De même les premiers juges, par application de l'article L. 134-11 du Code de commerce, ont parfaitement évalué la demande en paiement de commissions sur la base d'un mois d'activité compte tenu du chiffre d'affaire réalisé sur sept mois d'activité soit la somme de 215,42 euros.

La société intimée n'établit pas avoir été victime de commissions détournées et la demande présentée à ce titre est rejetée.

L'article 6 du contrat prévoit que l'agent supportera tous les frais occasionnés par son activité. La demande en paiement d'une somme de 6 000 euros au titre des frais de prospections engagés sur la zone géographique couverte par la SARL OC Diffusion est rejetée.

Au titre du non-respect du préavis, il est justifié que la société OC Diffusion n'a pu se rendre au salon "Maison & objet" qui s'est tenu du 22 au 26 janvier 2010 alors que son contrat devait prendre fin le 28 janvier 2010.

L'absence de respect du préavis par le mandant constitue une perte de chance pour la société OC Diffusion de percevoir des commissions dans le cadre du salon et sera indemnisée par la somme de 3 000 euros.

La société OC Diffusion n'établit pas que son image aurait été atteinte du fait de l'attitude de la société Cil Concept Verre, et le jugement ayant refusé cette demande est confirmé à ce titre.

Il est équitable de condamner la société Cil Concept Verre, dont les réclamations sont rejetées, à verser à la société OC Diffusion une indemnité de 3 000 euros au titre de l'article 700 du Code de procédure civile.

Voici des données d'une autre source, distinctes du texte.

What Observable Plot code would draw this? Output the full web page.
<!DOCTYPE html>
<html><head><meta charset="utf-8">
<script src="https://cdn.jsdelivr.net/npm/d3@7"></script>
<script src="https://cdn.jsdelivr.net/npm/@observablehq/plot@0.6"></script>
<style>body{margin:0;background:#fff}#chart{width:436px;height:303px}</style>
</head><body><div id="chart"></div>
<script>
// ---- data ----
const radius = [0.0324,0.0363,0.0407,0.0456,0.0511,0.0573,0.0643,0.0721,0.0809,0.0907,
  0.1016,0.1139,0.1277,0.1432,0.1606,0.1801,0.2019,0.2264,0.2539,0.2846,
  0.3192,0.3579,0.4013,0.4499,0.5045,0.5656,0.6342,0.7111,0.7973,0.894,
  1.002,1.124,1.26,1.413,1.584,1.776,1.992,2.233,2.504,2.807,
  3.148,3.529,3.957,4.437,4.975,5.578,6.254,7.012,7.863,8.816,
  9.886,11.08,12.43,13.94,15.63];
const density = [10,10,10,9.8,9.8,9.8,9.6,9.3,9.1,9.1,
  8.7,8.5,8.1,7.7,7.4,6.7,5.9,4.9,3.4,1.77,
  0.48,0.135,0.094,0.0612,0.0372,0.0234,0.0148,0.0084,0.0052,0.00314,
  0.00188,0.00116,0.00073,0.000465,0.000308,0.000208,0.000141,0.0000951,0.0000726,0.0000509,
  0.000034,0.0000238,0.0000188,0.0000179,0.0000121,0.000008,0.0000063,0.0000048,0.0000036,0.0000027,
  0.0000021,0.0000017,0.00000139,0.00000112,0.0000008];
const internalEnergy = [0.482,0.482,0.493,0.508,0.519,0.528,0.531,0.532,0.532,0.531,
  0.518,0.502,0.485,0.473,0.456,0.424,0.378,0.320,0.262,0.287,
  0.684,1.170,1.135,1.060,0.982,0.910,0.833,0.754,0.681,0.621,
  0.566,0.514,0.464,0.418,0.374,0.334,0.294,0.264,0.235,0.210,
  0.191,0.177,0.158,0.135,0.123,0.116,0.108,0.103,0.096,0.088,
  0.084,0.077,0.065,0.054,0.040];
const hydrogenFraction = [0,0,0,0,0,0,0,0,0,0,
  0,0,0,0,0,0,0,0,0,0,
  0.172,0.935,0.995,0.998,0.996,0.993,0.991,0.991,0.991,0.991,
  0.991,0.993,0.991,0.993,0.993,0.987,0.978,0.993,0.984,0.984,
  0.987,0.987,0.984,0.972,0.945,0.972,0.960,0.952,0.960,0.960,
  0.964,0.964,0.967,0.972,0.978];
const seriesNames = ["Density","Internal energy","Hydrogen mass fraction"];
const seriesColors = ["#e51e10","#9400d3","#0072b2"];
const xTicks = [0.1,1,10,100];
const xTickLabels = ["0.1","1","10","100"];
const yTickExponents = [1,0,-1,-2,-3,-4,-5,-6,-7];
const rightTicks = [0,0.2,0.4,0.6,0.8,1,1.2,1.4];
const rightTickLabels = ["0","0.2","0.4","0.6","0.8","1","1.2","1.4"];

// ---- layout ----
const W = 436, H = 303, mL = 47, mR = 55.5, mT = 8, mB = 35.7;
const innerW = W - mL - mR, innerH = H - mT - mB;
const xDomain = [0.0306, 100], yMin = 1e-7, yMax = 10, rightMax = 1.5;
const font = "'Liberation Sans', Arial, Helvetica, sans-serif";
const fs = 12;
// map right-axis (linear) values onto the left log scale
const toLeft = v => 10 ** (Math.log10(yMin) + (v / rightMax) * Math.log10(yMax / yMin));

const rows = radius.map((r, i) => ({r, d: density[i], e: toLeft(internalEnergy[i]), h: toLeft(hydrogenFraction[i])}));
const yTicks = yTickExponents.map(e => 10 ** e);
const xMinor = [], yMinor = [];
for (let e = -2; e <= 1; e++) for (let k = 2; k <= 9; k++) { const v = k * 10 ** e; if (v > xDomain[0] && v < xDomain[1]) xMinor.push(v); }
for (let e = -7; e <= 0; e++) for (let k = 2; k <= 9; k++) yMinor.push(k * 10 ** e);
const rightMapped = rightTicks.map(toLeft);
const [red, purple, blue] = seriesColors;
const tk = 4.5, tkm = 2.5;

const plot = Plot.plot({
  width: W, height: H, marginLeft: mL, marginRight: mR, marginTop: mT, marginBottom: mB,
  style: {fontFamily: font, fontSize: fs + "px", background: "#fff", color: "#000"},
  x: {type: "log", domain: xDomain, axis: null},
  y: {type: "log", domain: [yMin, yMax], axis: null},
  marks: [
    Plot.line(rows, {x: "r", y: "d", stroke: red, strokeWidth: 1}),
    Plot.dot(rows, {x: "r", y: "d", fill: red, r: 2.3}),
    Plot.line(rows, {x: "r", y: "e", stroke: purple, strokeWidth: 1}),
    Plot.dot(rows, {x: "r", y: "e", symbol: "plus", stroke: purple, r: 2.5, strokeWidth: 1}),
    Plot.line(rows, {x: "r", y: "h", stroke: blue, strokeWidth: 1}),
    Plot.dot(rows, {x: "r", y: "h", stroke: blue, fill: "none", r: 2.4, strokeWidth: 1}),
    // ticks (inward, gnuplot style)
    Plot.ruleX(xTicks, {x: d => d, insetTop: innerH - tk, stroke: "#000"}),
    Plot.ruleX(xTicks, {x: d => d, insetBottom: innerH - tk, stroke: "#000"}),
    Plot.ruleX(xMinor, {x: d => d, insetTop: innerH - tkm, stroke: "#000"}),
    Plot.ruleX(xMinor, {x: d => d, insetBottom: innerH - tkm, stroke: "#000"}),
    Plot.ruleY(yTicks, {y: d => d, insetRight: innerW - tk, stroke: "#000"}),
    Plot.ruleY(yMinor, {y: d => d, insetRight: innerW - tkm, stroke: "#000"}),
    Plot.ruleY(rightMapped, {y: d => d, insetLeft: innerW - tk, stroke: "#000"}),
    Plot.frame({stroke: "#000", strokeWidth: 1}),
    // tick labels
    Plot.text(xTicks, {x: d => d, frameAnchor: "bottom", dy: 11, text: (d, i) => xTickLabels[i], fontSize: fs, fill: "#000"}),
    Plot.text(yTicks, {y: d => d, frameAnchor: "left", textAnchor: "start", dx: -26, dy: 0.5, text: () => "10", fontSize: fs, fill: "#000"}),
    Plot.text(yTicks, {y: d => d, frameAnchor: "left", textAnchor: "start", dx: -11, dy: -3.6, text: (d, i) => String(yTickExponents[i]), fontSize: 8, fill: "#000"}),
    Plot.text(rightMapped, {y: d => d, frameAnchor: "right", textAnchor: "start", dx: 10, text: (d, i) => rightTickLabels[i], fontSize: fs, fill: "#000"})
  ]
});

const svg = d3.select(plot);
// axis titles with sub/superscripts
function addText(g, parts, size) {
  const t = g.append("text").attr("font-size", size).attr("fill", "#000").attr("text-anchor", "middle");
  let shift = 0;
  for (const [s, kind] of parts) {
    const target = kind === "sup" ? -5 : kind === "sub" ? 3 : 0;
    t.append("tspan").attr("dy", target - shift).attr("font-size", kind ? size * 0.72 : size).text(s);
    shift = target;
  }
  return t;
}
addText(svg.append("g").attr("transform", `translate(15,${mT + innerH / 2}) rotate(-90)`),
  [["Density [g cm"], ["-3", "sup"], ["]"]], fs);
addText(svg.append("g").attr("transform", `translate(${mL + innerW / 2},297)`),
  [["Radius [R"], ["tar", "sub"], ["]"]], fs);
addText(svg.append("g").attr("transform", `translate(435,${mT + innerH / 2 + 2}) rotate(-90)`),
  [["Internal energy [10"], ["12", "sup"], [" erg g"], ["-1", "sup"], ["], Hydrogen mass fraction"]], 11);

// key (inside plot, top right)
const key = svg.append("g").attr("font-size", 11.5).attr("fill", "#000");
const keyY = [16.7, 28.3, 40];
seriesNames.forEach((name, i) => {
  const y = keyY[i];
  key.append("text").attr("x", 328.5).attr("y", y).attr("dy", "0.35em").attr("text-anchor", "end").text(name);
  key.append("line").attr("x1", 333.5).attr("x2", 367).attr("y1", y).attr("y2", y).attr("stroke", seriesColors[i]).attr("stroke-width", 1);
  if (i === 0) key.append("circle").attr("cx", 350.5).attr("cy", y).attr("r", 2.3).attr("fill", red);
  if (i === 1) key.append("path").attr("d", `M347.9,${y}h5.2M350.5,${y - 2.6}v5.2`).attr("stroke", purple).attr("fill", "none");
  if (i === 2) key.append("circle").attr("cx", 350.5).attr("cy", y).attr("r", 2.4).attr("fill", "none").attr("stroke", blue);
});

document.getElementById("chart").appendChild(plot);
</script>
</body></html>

Par ces motifs : LA COUR, Confirme la décision entreprise sauf en ce qu'elle a rejeté l'indemnisation du préjudice liée à l'absence de respect de préavis, L'infirmant à ce titre et statuant à nouveau, Condamne la société Cil Concept Verre à payer à la société OC Diffusion une somme de 3 000 euros au titre de l'absence de respect de préavis, outre 3 000 euros au titre de l'article 700 du Code de procédure civile, Déboute les parties de leurs demandes autres ou plus amples, Condamne la société Cil Concept Verre aux dépens recouvrés conformément à l'article 699 du Code de procédure civile.